WORK INSTRUCTIONS:
Below is a block of records; repeat all of them exactly.

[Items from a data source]

------------------------------------

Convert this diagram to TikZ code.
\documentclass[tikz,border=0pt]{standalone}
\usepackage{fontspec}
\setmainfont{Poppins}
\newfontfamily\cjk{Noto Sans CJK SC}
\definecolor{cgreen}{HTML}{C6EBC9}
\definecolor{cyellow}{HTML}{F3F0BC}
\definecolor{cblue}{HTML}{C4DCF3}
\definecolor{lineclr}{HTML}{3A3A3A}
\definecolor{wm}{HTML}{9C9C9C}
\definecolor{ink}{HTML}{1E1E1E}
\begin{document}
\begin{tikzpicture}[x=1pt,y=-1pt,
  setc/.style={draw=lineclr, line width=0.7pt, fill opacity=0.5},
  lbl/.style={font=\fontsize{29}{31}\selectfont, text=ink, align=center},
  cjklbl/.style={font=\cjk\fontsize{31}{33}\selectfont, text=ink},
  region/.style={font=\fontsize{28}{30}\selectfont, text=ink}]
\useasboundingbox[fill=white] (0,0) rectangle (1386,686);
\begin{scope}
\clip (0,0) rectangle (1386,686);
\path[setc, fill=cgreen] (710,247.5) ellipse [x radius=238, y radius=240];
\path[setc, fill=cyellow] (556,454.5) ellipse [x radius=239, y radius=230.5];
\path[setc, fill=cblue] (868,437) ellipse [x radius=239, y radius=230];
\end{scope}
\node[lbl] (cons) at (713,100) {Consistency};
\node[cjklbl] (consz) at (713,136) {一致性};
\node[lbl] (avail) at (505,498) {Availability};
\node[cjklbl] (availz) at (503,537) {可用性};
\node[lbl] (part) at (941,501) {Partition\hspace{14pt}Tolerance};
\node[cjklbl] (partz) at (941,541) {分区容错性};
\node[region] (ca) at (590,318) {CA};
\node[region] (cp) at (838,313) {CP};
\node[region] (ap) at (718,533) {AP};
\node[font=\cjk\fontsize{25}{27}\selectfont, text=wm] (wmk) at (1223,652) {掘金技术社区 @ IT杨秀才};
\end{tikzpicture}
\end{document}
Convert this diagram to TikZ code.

------------------------------------

EXPECTED ANSWER:
Convert this diagram to TikZ code.
\documentclass[tikz,border=0pt]{standalone}
\usepackage{fontspec}
\setmainfont{Poppins}
\newfontfamily\cjk{Noto Sans CJK SC}
\definecolor{cgreen}{HTML}{C6EBC9}
\definecolor{cyellow}{HTML}{F3F0BC}
\definecolor{cblue}{HTML}{C4DCF3}
\definecolor{lineclr}{HTML}{3A3A3A}
\definecolor{wm}{HTML}{9C9C9C}
\definecolor{ink}{HTML}{1E1E1E}
\begin{document}
\begin{tikzpicture}[x=1pt,y=-1pt,
  setc/.style={draw=lineclr, line width=0.7pt, fill opacity=0.5},
  lbl/.style={font=\fontsize{29}{31}\selectfont, text=ink, align=center},
  cjklbl/.style={font=\cjk\fontsize{31}{33}\selectfont, text=ink},
  region/.style={font=\fontsize{28}{30}\selectfont, text=ink}]
\useasboundingbox[fill=white] (0,0) rectangle (1386,686);
\begin{scope}
\clip (0,0) rectangle (1386,686);
\path[setc, fill=cgreen] (710,247.5) ellipse [x radius=238, y radius=240];
\path[setc, fill=cyellow] (556,454.5) ellipse [x radius=239, y radius=230.5];
\path[setc, fill=cblue] (868,437) ellipse [x radius=239, y radius=230];
\end{scope}
\node[lbl] (cons) at (713,100) {Consistency};
\node[cjklbl] (consz) at (713,136) {一致性};
\node[lbl] (avail) at (505,498) {Availability};
\node[cjklbl] (availz) at (503,537) {可用性};
\node[lbl] (part) at (941,501) {Partition\hspace{14pt}Tolerance};
\node[cjklbl] (partz) at (941,541) {分区容错性};
\node[region] (ca) at (590,318) {CA};
\node[region] (cp) at (838,313) {CP};
\node[region] (ap) at (718,533) {AP};
\node[font=\cjk\fontsize{25}{27}\selectfont, text=wm] (wmk) at (1223,652) {掘金技术社区 @ IT杨秀才};
\end{tikzpicture}
\end{document}
Convert this diagram to TikZ code.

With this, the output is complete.